What is it?
"Practice must always be founded on sound theory"
Leonardo da Vinci.
Brief Strategic Therapy focuses on how a problem works and persists, rather than its causes.
In particular, the work of a strategic therapist begins by clearly identifying what the patient has already done to try solve the problem.
Paradoxically, this is precisely this that, instead of resolving the problem, complicates and mantain its. In other words, people confromted with a problem tend to repeat the same behavior in the belief that they will find the solution themselves.
What the patient is often not aware of is that if the problem is not improving, it is necessary to make a change, one that is impossible to see from their trapped perspective.
That is why the problem exists according to what has been done to solve it.
The therapy is focused on the "here and now" and the future; the past is only considered where necessary.
The therapy is designed so that the patient, by applying apparently simple techniques, can resolve the problem quickly and effectively. To achieve this goal, the strategic intervention is active and prescriptive, ie, in each session the therapist prescribes to the patient a number of tasks to be carried out between sessions, giving the patient an active role in the process of change.
Generally, the sessions are twice monthly. It is important that the patient has time between sessions to perform the prescribed therapeutic tasks and observe the effects. As the therapy progresses the frequency of the clinical sessions will reduce.
Treatment begins in the first session. If the therapy works and develops satisfactorily the patient should experience changes from the first or second visit.
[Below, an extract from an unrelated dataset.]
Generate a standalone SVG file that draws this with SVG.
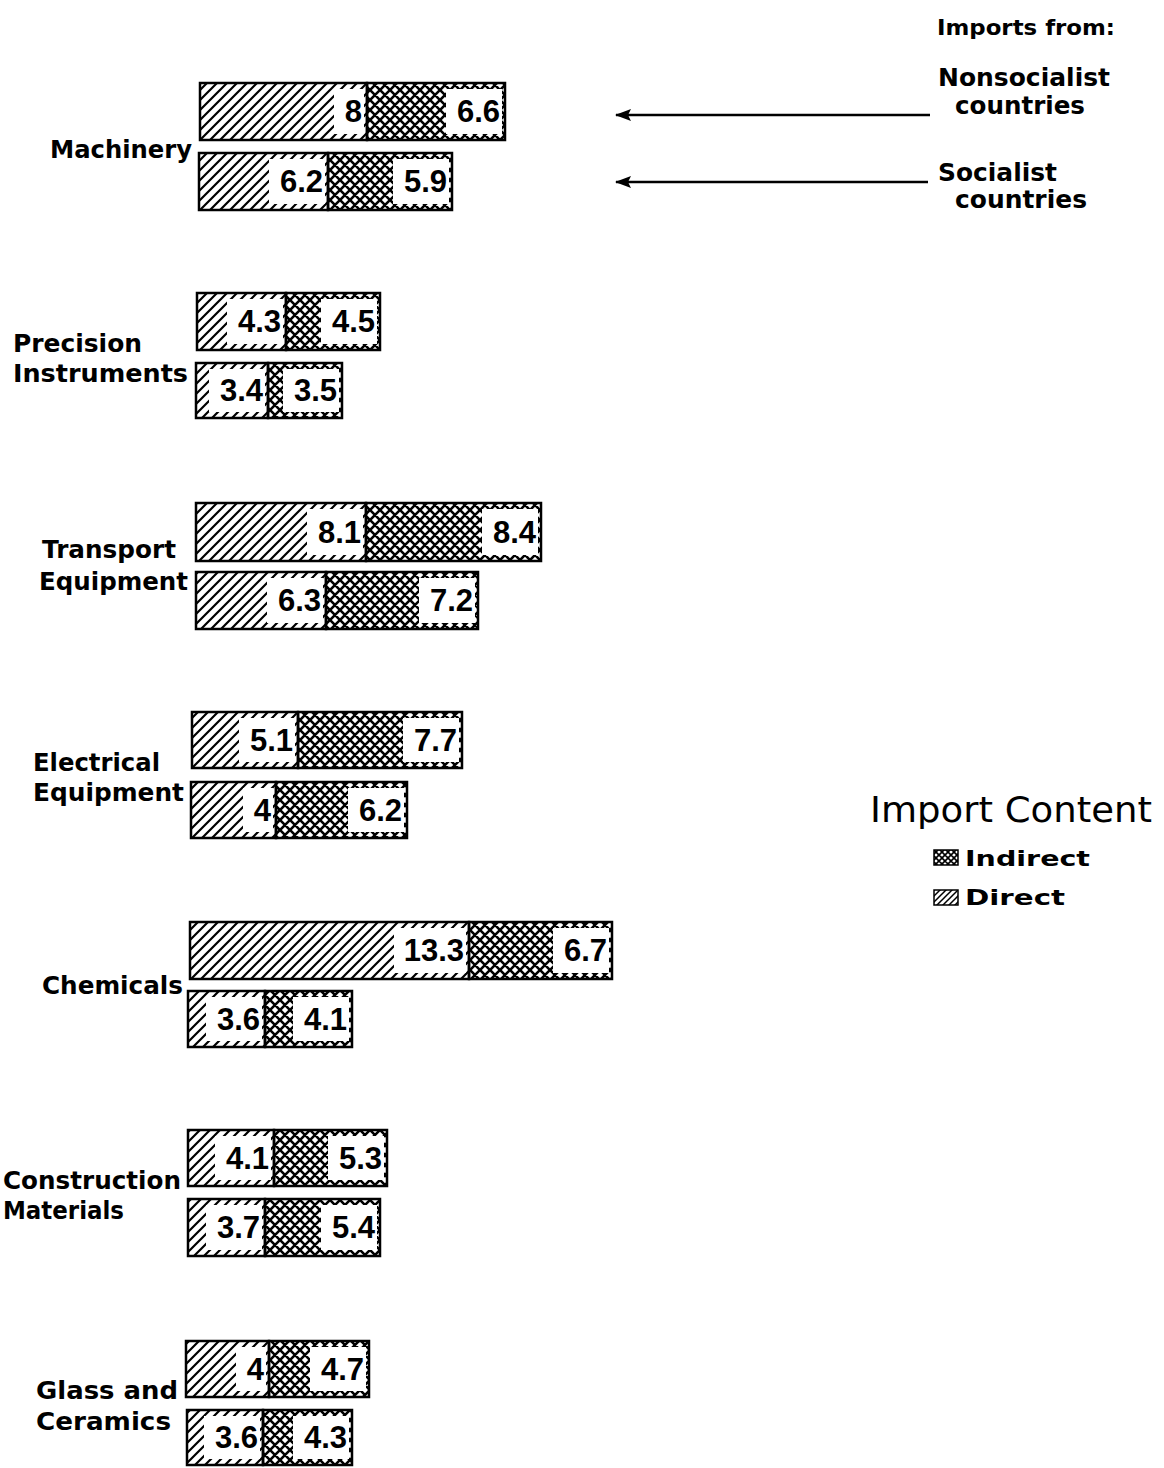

What if these changes do not come? Sometimes therapy does not work or doesn't have the desired results. There can be many different causes for this.Therefore, therapy begins with an agreement between patient and therapist to undertake a maximum of 10 sessions. This means that if there no significant changes are seen during the treatment sessions, the therapy will stop. Conversely, if positive changes are seen therapy will continue for as many sessions as needed.
Treatment is directed and focuses on the problem that the patient has: no other aspects of the patient are analysed unless directly related to the complaint.
In case that the patient is a child, I try to work indirectly through the parents or guardians. Sometimes children are resistant to visiting a psychologist and, in many cases, it is not really necessary to go through a therapeutic process. Working with guardians, we can achieve the same desired changes. Only when it is truly necessary will the treatment be conducted directly with the child.